Go through the listing and pick out each line with the word "chart" in it.

________________

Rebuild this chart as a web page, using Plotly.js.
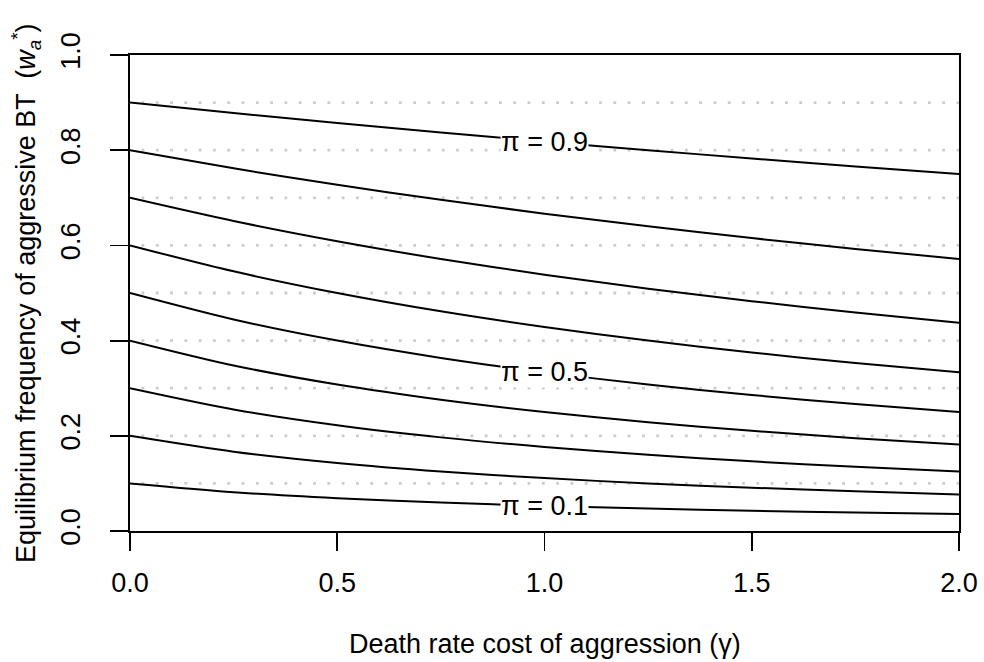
<!DOCTYPE html>
<html>
<head>
<meta charset="utf-8">
<script src="https://cdn.plot.ly/plotly-3.0.1.min.js"></script>
<style>html,body{margin:0;padding:0;background:#fff;}#chart{width:984px;height:662px;}</style>
</head>
<body>
<div id="chart"></div>
<script>
// Death rate cost of aggression (gamma)
const gamma = [0, 0.25, 0.5, 0.75, 1.0, 1.25, 1.5, 1.75, 2.0];
// Equilibrium frequency of aggressive BT for each pi
const pi01 = [0.1, 0.0816, 0.0690, 0.0597, 0.0526, 0.0471, 0.0426, 0.0388, 0.0357];
const pi02 = [0.2, 0.1667, 0.1429, 0.1250, 0.1111, 0.1000, 0.0909, 0.0833, 0.0769];
const pi03 = [0.3, 0.2553, 0.2222, 0.1967, 0.1765, 0.1600, 0.1463, 0.1348, 0.1250];
const pi04 = [0.4, 0.3478, 0.3077, 0.2759, 0.2500, 0.2286, 0.2105, 0.1951, 0.1818];
const pi05 = [0.5, 0.4444, 0.4000, 0.3636, 0.3333, 0.3077, 0.2857, 0.2667, 0.2500];
const pi06 = [0.6, 0.5455, 0.5000, 0.4615, 0.4286, 0.4000, 0.3750, 0.3529, 0.3333];
const pi07 = [0.7, 0.6512, 0.6087, 0.5714, 0.5385, 0.5091, 0.4828, 0.4590, 0.4375];
const pi08 = [0.8, 0.7619, 0.7273, 0.6957, 0.6667, 0.6400, 0.6154, 0.5926, 0.5714];
const pi09 = [0.9, 0.8780, 0.8571, 0.8372, 0.8182, 0.8000, 0.7826, 0.7660, 0.7500];
const seriesList = [pi01, pi02, pi03, pi04, pi05, pi06, pi07, pi08, pi09];
// dotted reference levels
const refLevels = [0.1, 0.2, 0.3, 0.4, 0.5, 0.6, 0.7, 0.8, 0.9];
const refX = [0, 2];
// labelled curves
const labelTexts = ["\u03c0 = 0.9", "\u03c0 = 0.5", "\u03c0 = 0.1"];
const labelSeries = [pi09, pi05, pi01];
const labelIndex = 4;
// axis ticks
const xTickVals = [0, 0.5, 1, 1.5, 2];
const xTickText = ["0.0", "0.5", "1.0", "1.5", "2.0"];
const yTickVals = [0, 0.2, 0.4, 0.6, 0.8, 1.0];
const yTickText = ["0.0", "0.2", "0.4", "0.6", "0.8", "1.0"];

const FONT = "Liberation Sans, Arial, Helvetica, sans-serif";
const FS = 27;
const traces = [];
refLevels.forEach(v => {
  traces.push({
    x: refX, y: [v, v], mode: "lines", hoverinfo: "skip", showlegend: false,
    line: {color: "#cccccc", width: 2.8, dash: "0px,11.5px,2.8px,0px"}
  });
});
seriesList.forEach(s => {
  traces.push({
    x: gamma, y: s, mode: "lines", showlegend: false,
    line: {color: "#000", width: 2, shape: "spline", smoothing: 0.8}
  });
});

const annotations = labelTexts.map((t, i) => ({
  x: gamma[labelIndex], y: labelSeries[i][labelIndex], xref: "x", yref: "y",
  text: t, showarrow: false, bgcolor: "#fff", borderpad: 0,
  font: {family: FONT, size: FS, color: "#000"},
  xanchor: "center", yanchor: "middle"
}));
annotations.push({
  xref: "paper", yref: "paper", x: 0.5, y: (531 - 644) / 476,
  text: "Death rate cost of aggression (\u03b3)", showarrow: false,
  font: {family: FONT, size: FS, color: "#000"}, xanchor: "center", yanchor: "middle"
});
annotations.push({
  xref: "paper", yref: "paper", x: (26 - 130) / 829, y: 0.5,
  text: "Equilibrium frequency of aggressive BT &nbsp;(<i>w</i><sub><i>a</i></sub><sup>*</sup>)",
  showarrow: false, textangle: -90,
  font: {family: FONT, size: FS, color: "#000"}, xanchor: "center", yanchor: "middle"
});

const layout = {
  width: 984, height: 662,
  margin: {l: 130, r: 25, t: 55, b: 131},
  paper_bgcolor: "#fff", plot_bgcolor: "#fff",
  font: {family: FONT, size: FS, color: "#000"},
  showlegend: false,
  xaxis: {
    range: [0, 2], tickvals: xTickVals, ticktext: xTickText,
    ticks: "outside", ticklen: 18, tickwidth: 1.8, tickcolor: "#000",
    showline: true, mirror: true, linecolor: "#000", linewidth: 1.8,
    showgrid: false, zeroline: false, ticklabelstandoff: 9,
    tickfont: {family: FONT, size: FS, color: "#000"}
  },
  yaxis: {
    range: [0, 1], tickvals: yTickVals, ticktext: yTickText, tickangle: -90,
    ticks: "outside", ticklen: 18, tickwidth: 1.8, tickcolor: "#000",
    showline: true, mirror: true, linecolor: "#000", linewidth: 1.8,
    showgrid: false, zeroline: false, ticklabelstandoff: 19,
    tickfont: {family: FONT, size: FS, color: "#000"}
  },
  annotations: annotations
};
Plotly.newPlot("chart", traces, layout, {staticPlot: true, displayModeBar: false});
</script>
</body>
</html>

________________

=== FINAL RESULT ===
Rebuild this chart as a web page, using Plotly.js.
<style>html,body{margin:0;padding:0;background:#fff;}#chart{width:984px;height:662px;}</style>
<div id="chart"></div>
Plotly.newPlot("chart", traces, layout, {staticPlot: true, displayModeBar: false});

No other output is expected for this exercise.